Reinforcement learning (RL) has been applied to improve large language model (LLM) reasoning, yet the systematic study of how training scales with task difficulty has been hampered by the lack of controlled, scalable environments. We introduce ScaleLogic, a synthetic logical reasoning framework that offers independent control over two axes of difficulty: the depth of the required proof planning (i.e., the horizon) and the expressiveness of the underlying logic. Our proposed framework supports a wide range of logics: from simple implication-only logic ("if-then") towards more expressive first-order reasoning with conjunction ("and"), disjunction ("or"), negation ("not"), and universal quantification ("for all").
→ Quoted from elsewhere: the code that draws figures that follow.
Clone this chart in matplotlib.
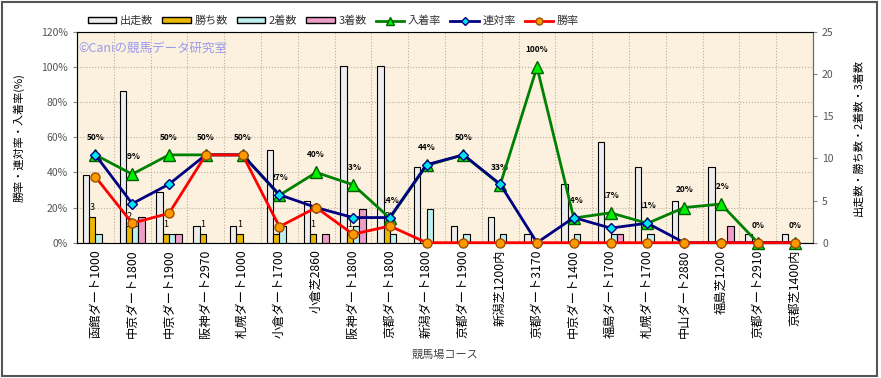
import numpy as np
import matplotlib.pyplot as plt
from matplotlib.patches import Patch, Rectangle
from matplotlib.lines import Line2D

plt.rcParams['font.family'] = ['Noto Sans CJK JP', 'DejaVu Sans']

courses = ['函館ダート1000', '中京ダート1800', '中京ダート1900', '阪神ダート2970',
           '札幌ダート1000', '小倉ダート1700', '小倉芝2860', '阪神ダート1800',
           '京都ダート1800', '新潟ダート1800', '京都ダート1900', '新潟芝1200内',
           '京都ダート3170', '中京ダート1400', '福島ダート1700', '札幌ダート1700',
           '中山ダート2880', '福島芝1200', '京都ダート2910', '京都芝1400内']
starts = [8, 18, 6, 2, 2, 11, 5, 21, 21, 9, 2, 3, 1, 7, 12, 9, 5, 9, 1, 1]
wins = [3, 2, 1, 1, 1, 1, 1, 1, 2, 0, 0, 0, 0, 0, 0, 0, 0, 0, 0, 0]
seconds = [1, 2, 1, 0, 0, 2, 0, 2, 1, 4, 1, 1, 0, 1, 1, 1, 0, 0, 0, 0]
thirds = [0, 3, 1, 0, 0, 0, 1, 4, 0, 0, 0, 0, 0, 0, 1, 0, 0, 2, 0, 0]
place_rate = [50, 39, 50, 50, 50, 27, 40, 33, 14, 44, 50, 33, 100, 14, 17, 11, 20, 22, 0, 0]
rentai_rate = [50, 22.2, 33.3, 50, 50, 27.3, 20, 14.3, 14.3, 44.4, 50, 33.3, 0, 14.3, 8.3, 11.1, 0, 0, 0, 0]
win_rate = [37.5, 11.1, 16.7, 50, 50, 9.1, 20, 4.8, 9.5, 0, 0, 0, 0, 0, 0, 0, 0, 0, 0, 0]

x = np.arange(len(courses))
c_start, c_win, c_2nd, c_3rd = '#EDEDED', '#EBB800', '#BDEFEF', '#EE9CC8'

fig = plt.figure(figsize=(8.81, 3.78), dpi=100)
ax = fig.add_axes([0.0874, 0.358, 0.8354, 0.5575])
ax.set_facecolor('#FBF1DE')
ax.set_xlim(-0.5, len(courses) - 0.5)
ax.set_ylim(0, 120)
ax.set_yticks(range(0, 121, 20))
ax.set_yticklabels([f'{v}%' for v in range(0, 121, 20)])
ax.set_xticks(x)
ax.set_xticklabels(courses, rotation=90, fontsize=8.8)
ax.set_xticks(np.arange(-0.5, len(courses), 1), minor=True)
ax.grid(axis='y', color='#B8B0A0', ls=':', lw=0.8)
ax.grid(axis='x', which='minor', color='#B8B0A0', ls=':', lw=0.8)
ax.tick_params(axis='x', which='both', length=0, pad=5)
ax.tick_params(axis='y', labelsize=7.5, labelcolor='#555555', length=3, color='#888888')
for s in ax.spines.values():
    s.set_color('#999999')
ax.spines['left'].set_color('#666666')
ax.set_ylabel('勝率・連対率・入着率(%)', fontsize=8, labelpad=12)
ax.set_xlabel('競馬場コース', fontsize=8, color='#444444', labelpad=8)

# place-rate labels, below the bars
for xi, v in zip(x, place_rate):
    ax.text(xi, v + 7.5, f'{v}%', ha='center', va='bottom', fontsize=6, fontweight='bold')

ax.text(-0.45, 110.5, '©Caniの競馬データ研究室', fontsize=9, color='#9A9AEE', va='center')

# counts on right axis
ax2 = ax.twinx()
ax2.set_ylim(0, 25)
ax2.set_yticks(range(0, 26, 5))
ax2.tick_params(axis='y', labelsize=7.5, labelcolor='#555555', length=3, color='#888888')
ax2.spines['right'].set_color('#666666')
ax2.set_ylabel('出走数・勝ち数・2着数・3着数', fontsize=8, labelpad=14)
w = 0.17
for k, (vals, col) in enumerate([(starts, c_start), (wins, c_win), (seconds, c_2nd), (thirds, c_3rd)]):
    ax2.bar(x + (k - 1.5) * w, vals, w, color=col, edgecolor='black', linewidth=0.8)
for xi, v in zip(x, wins):
    if v > 0:
        ax2.text(xi - 0.5 * w, v + 0.6, str(v), ha='center', va='bottom', fontsize=6.5)

# rate lines on top
ax3 = ax.twinx()
ax3.set_ylim(0, 120)
ax3.axis('off')
ax3.plot(x, place_rate, color='#008000', lw=2, marker='^', ms=8, mfc='#00EE00', mec='#006000', clip_on=False)
ax3.plot(x, rentai_rate, color='#000080', lw=2, marker='D', ms=5.5, mfc='#00E5EE', mec='#000080', clip_on=False)
ax3.plot(x, win_rate, color='#FF0000', lw=2, marker='o', ms=6.5, mfc='#FF9900', mec='#A05000', clip_on=False)

handles = [Patch(fc=c_start, ec='black'), Patch(fc=c_win, ec='black'),
           Patch(fc=c_2nd, ec='black'), Patch(fc=c_3rd, ec='black'),
           Line2D([], [], color='#008000', lw=2, marker='^', ms=6, mfc='#00EE00', mec='#006000'),
           Line2D([], [], color='#000080', lw=2, marker='D', ms=4, mfc='#00E5EE', mec='#000080'),
           Line2D([], [], color='#FF0000', lw=2, marker='o', ms=5, mfc='#FF9900', mec='#A05000')]
labels = ['出走数', '勝ち数', '2着数', '3着数', '入着率', '連対率', '勝率']
fig.legend(handles, labels, loc='center left', bbox_to_anchor=(0.088, 0.945), ncol=7,
           frameon=False, fontsize=8, handlelength=2.6, handleheight=0.45,
           columnspacing=0.8, handletextpad=0.3, labelcolor='#333333')

fig.patches.append(Rectangle((0.002, 0.004), 0.993, 0.99, transform=fig.transFigure,
                             fill=False, ec='#555555', lw=1.5))

fig.savefig('out.png', dpi=100)
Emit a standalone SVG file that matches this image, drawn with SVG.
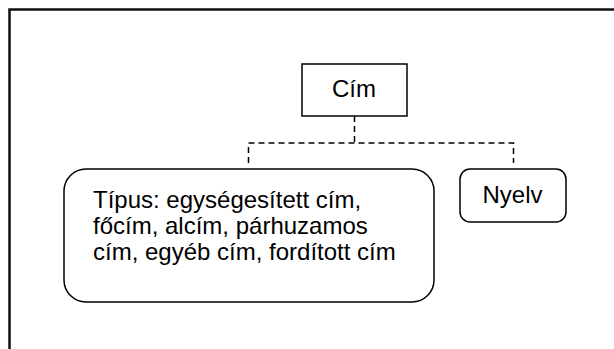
<svg xmlns="http://www.w3.org/2000/svg" width="614" height="349" viewBox="0 0 614 349">
<style>
.box{fill:#fff;stroke:#000;stroke-width:1.5}
.t{font-family:"Liberation Sans",Arial,sans-serif;font-size:24px;fill:#000}
.c{fill:none;stroke:#000;stroke-width:1.5;stroke-dasharray:6 4}
</style>
<rect width="614" height="349" fill="#fff"/>
<path d="M9.5 360 V9.5 H620" fill="none" stroke="#111" stroke-width="2.5"/>
<g id="connectors">
<path class="c" d="M354.5 116 V143 M248.5 163 V143 H513.5 V163"/>
</g>
<g id="cim">
<rect class="box" x="302" y="64" width="105" height="52"/>
<text class="t" x="354" y="97" text-anchor="middle">Cím</text>
</g>
<g id="tipus">
<rect class="box" x="64" y="169" width="370" height="133" rx="22"/>
<text class="t" x="93" y="207.5">Típus: egységesített cím,</text>
<text class="t" x="93" y="233.5">főcím, alcím, párhuzamos</text>
<text class="t" x="93" y="260">cím, egyéb cím, fordított cím</text>
</g>
<g id="nyelv">
<rect class="box" x="460" y="169" width="106" height="53" rx="10"/>
<text class="t" x="512.5" y="203" text-anchor="middle">Nyelv</text>
</g>
</svg>
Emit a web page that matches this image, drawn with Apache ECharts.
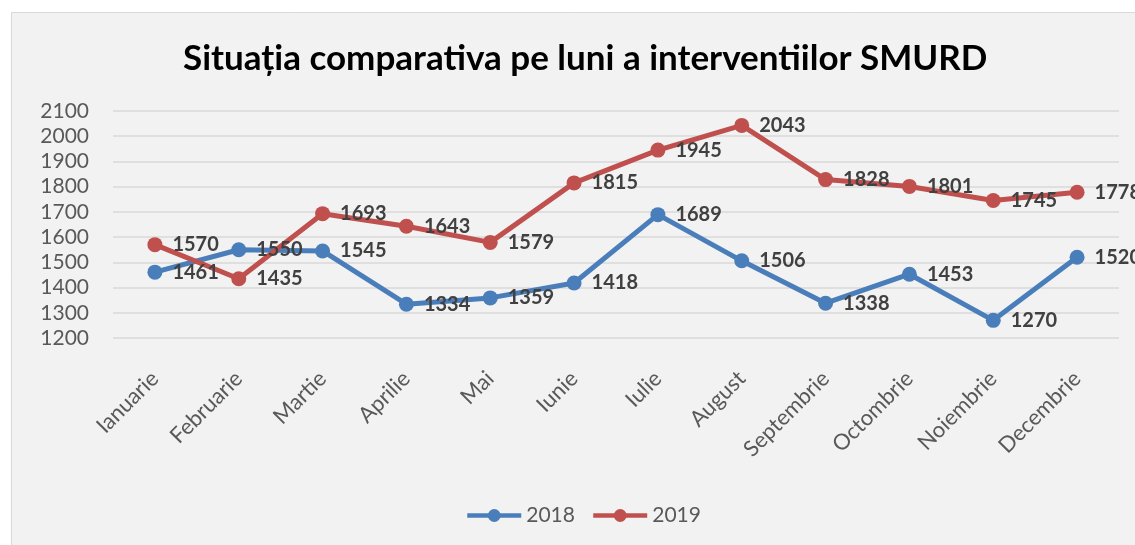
<!doctype html>
<meta charset="utf-8">
<style>
  html, body { margin: 0; padding: 0; width: 100%; height: 100%; background: #fff; }
  #chart { width: 1135px; height: 545px; }
</style>
<script src="https://cdn.jsdelivr.net/npm/echarts@6/dist/echarts.min.js"></script>

<div id="chart"></div>

<script>
  const months = ['Ianuarie', 'Februarie', 'Martie', 'Aprilie', 'Mai', 'Iunie',
    'Iulie', 'August', 'Septembrie', 'Octombrie', 'Noiembrie', 'Decembrie'];
  const y2018 = [1461, 1550, 1545, 1334, 1359, 1418, 1689, 1506, 1338, 1453, 1270, 1520];
  const y2019 = [1570, 1435, 1693, 1643, 1579, 1815, 1945, 2043, 1828, 1801, 1745, 1778];

  const FONT = 'Lato';
  let chart = echarts.init(document.getElementById('chart'));

  function lineSeries(name, data, color) {
    return {
      name: name,
      type: 'line',
      data: data,
      symbol: 'circle',
      symbolSize: 15,
      lineStyle: { width: 5, color: color },
      itemStyle: { color: color },
      label: {
        show: true,
        position: 'right',
        distance: 10,
        fontFamily: FONT,
        fontWeight: 'bold',
        fontSize: 20,
        color: '#404040'
      },
      emphasis: { disabled: true }
    };
  }

  chart.setOption({
    backgroundColor: '#fff',
    animation: false,
    graphic: [{
      type: 'rect',
      z: -10,
      shape: { x: 11.5, y: 12.5, width: 1140, height: 540 },
      style: { fill: '#f2f2f2', stroke: '#d9d9d9', lineWidth: 1 }
    }],
    title: {
      text: 'Situația comparativa pe luni a interventiilor SMURD',
      left: 178,
      top: 36,
      textStyle: { fontFamily: FONT, fontWeight: 'bold', fontSize: 35, color: '#000' }
    },
    legend: {
      top: 500,
      left: 460,
      itemWidth: 54,
      itemHeight: 16,
      itemGap: 16,
      lineStyle: { width: 4.5 },
      textStyle: { fontFamily: FONT, fontSize: 21, color: '#595959' },
      data: ['2018', '2019']
    },
    grid: { left: 113, right: 16, top: 111, bottom: 207 },
    xAxis: {
      type: 'category',
      data: months,
      boundaryGap: true,
      axisLine: { show: false },
      axisTick: { show: false },
      axisLabel: {
        rotate: 45,
        margin: 37,
        fontFamily: FONT,
        fontSize: 22,
        color: '#595959',
        interval: 0
      }
    },
    yAxis: {
      type: 'value',
      min: 1200,
      max: 2100,
      interval: 100,
      axisLine: { show: false },
      axisTick: { show: false },
      splitLine: { lineStyle: { color: '#d9d9d9', width: 1.5 } },
      axisLabel: {
        margin: 24,
        fontFamily: FONT,
        fontSize: 21,
        color: '#595959',
        formatter: v => String(v)
      }
    },
    series: [
      lineSeries('2018', y2018, '#4a7ebb'),
      lineSeries('2019', y2019, '#c0504d')
    ]
  });
</script>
Using this framework, we show that the RL training compute $T$ follows a power law with respect to reasoning depth $D$ ($T \propto D^γ$, $R^{2} > 0.99$), and that the scaling exponent $γ$ increases monotonically with logical expressiveness, from $1.04$ to $2.60$. On downstream mathematics and general reasoning benchmarks, more expressive training settings yield both larger performance gains (up to $+10.66$ points) and more compute-efficient transfer compared to less expressive settings, demonstrating that what a model is trained on, not just how much it is trained, shapes downstream transfer. We further show that the power-law relationship holds across multiple RL methods, and curriculum-based training substantially improves scaling efficiency.